Still, we did meet from time to time, at Bread Loaf, New York, or St. Louis, and kept in erratic touch by mail. For one reason or another, Jarvis and I never got out to the Sea Cliff house with the inadequate or nonexistent heating system which there was never enough money to repair. May was one of the most unmaterialistic people I know. Nunlike, she warmed and fed herself primarily with writing. A croissant a paté, the goodies I bought for her lunch when she came to see us in a borrowed apartment in Manhattan, seemed gustatory wonders to her. Some genius in the mysterious award-making machine of the MacArthur Foundation gave her a MacArthur in time for her and Zan to go to New Zealand, feel its warmth, and see its animals. The first taste of travel pleasures came in the nick of time.

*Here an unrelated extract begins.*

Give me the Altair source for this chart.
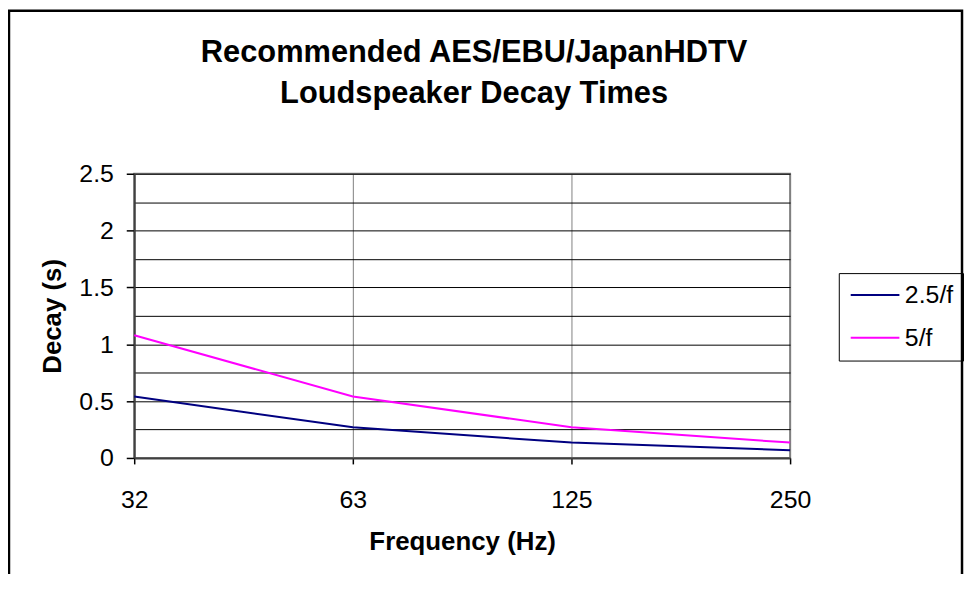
import altair as alt
import pandas as pd

# ---- data ----
freqs = ["32", "63", "125", "250"]
series_names = ["2.5/f", "5/f"]
decay_2_5 = [0.54, 0.27, 0.135, 0.068]
decay_5 = [1.08, 0.54, 0.27, 0.135]
series_colors = ["#000080", "#FF00FF"]
y_tick_values = [0, 0.25, 0.5, 0.75, 1, 1.25, 1.5, 1.75, 2, 2.25, 2.5]
title_lines = ["Recommended AES/EBU/JapanHDTV", "Loudspeaker Decay Times"]
x_title = "Frequency (Hz)"
y_title = "Decay (s)"

rows = []
for f, a, b in zip(freqs, decay_2_5, decay_5):
    rows.append({"freq": f, "series": series_names[0], "decay": a})
    rows.append({"freq": f, "series": series_names[1], "decay": b})
df = pd.DataFrame(rows)

FONT = "Liberation Sans"

lines = alt.Chart(df).mark_line(strokeWidth=2).encode(
    x=alt.X(
        "freq:N",
        sort=freqs,
        scale=alt.Scale(type="point", padding=0),
        axis=alt.Axis(
            title=x_title,
            labelAngle=0,
            grid=True,
            gridColor="#808080",
            gridWidth=1,
            domainColor="#404040",
            domainWidth=2,
            tickColor="#000000",
            tickSize=6,
            tickWidth=1.5,
            labelFontSize=25,
            labelPadding=24,
            labelColor="#000000",
            titleFontSize=26,
            titleFontWeight="bold",
            titleColor="#000000",
            titleX=330,
            titleY=92,
            titleBaseline="alphabetic",
            titleAlign="center",
        ),
    ),
    y=alt.Y(
        "decay:Q",
        scale=alt.Scale(domain=[0, 2.5], nice=False),
        axis=alt.Axis(
            values=y_tick_values,
            labelExpr="datum.value % 0.5 == 0 ? format(datum.value, '~g') : ''",
            grid=True,
            gridColor="#000000",
            gridWidth=1,
            tickSize=8,
            tickColor="#000000",
            tickWidth=1.5,
            tickOpacity={"condition": {"test": "datum.value % 0.5 != 0", "value": 0}, "value": 1},
            domainColor="#404040",
            domainWidth=2,
            labelFontSize=25,
            labelPadding=13,
            labelColor="#000000",
            title=y_title,
            titleFontSize=26,
            titleFontWeight="bold",
            titleColor="#000000",
            titleX=-74,
            titleY=143,
            titleAngle=270,
            titleBaseline="alphabetic",
            titleAlign="center",
        ),
    ),
    color=alt.Color(
        "series:N",
        scale=alt.Scale(domain=series_names, range=series_colors),
        legend=alt.Legend(
            title=None,
            orient="none",
            legendX=709,
            legendY=100,
            strokeColor="#000000",
            padding=9.5,
            symbolType="M-1,0H3.9",
            symbolSize=400,
            symbolStrokeWidth=2,
            labelFontSize=25,
            labelColor="#000000",
            labelOffset=32,
            rowPadding=17,
        ),
    ),
)

border = alt.Chart(alt.Data(values=[{}])).mark_rect(
    filled=False, stroke="#000000", strokeWidth=2.5
).encode(
    x=alt.value(-126),
    x2=alt.value(833),
    y=alt.value(-164),
    y2=alt.value(430),
)

chart = alt.layer(border, lines).properties(
    width=660,
    height=286,
    title=alt.TitleParams(
        text=title_lines,
        fontSize=31,
        fontWeight="bold",
        font=FONT,
        color="#000000",
        anchor="middle",
        frame="group",
        dx=12,
        offset=-132,
        lineHeight=41,
        baseline="bottom",
    ),
    autosize=alt.AutoSizeParams(type="none"),
    padding={"left": 127, "top": 165, "right": 175, "bottom": 115},
).configure(
    font=FONT, background="#ffffff"
).configure_axis(
    labelFont=FONT, titleFont=FONT
).configure_legend(
    labelFont=FONT
).configure_view(
    stroke="#808080", strokeWidth=2
)

chart.save("out.html", embed_options={"renderer": "svg", "actions": False})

Her poems were often playful, as Marianne Moore's were often playful—in rhyming, in tone, in shape. Different as they are from each other, unique as is each poet's voice, it is as if the most minute detail of the visible world flowered for both of them with a brightness that lit up the dark personal feelings; or that the rich, exciting passage of discovery through external Creation continually brought to them both "good tidings of comfort and joy." Zan tells me that May particularly loved my poem "Letters from a Father," which contains a litany of birds, seen toward the morose and self-hating end of the father's life with the kind of love with which May saw them (and all nonhuman creatures) all her life. In my poem "the world," through the birds which come to a new bird feeder, slowly "woos its children back for an evening kiss."

That round, lined face, framed by an undeviating Dutch bob, its characteristic expression seeming to say, "I am precisely who I am; take me or leave me," will stay with us as long as we can keep our own memories. She was a wonderful woman, a wonderful poet.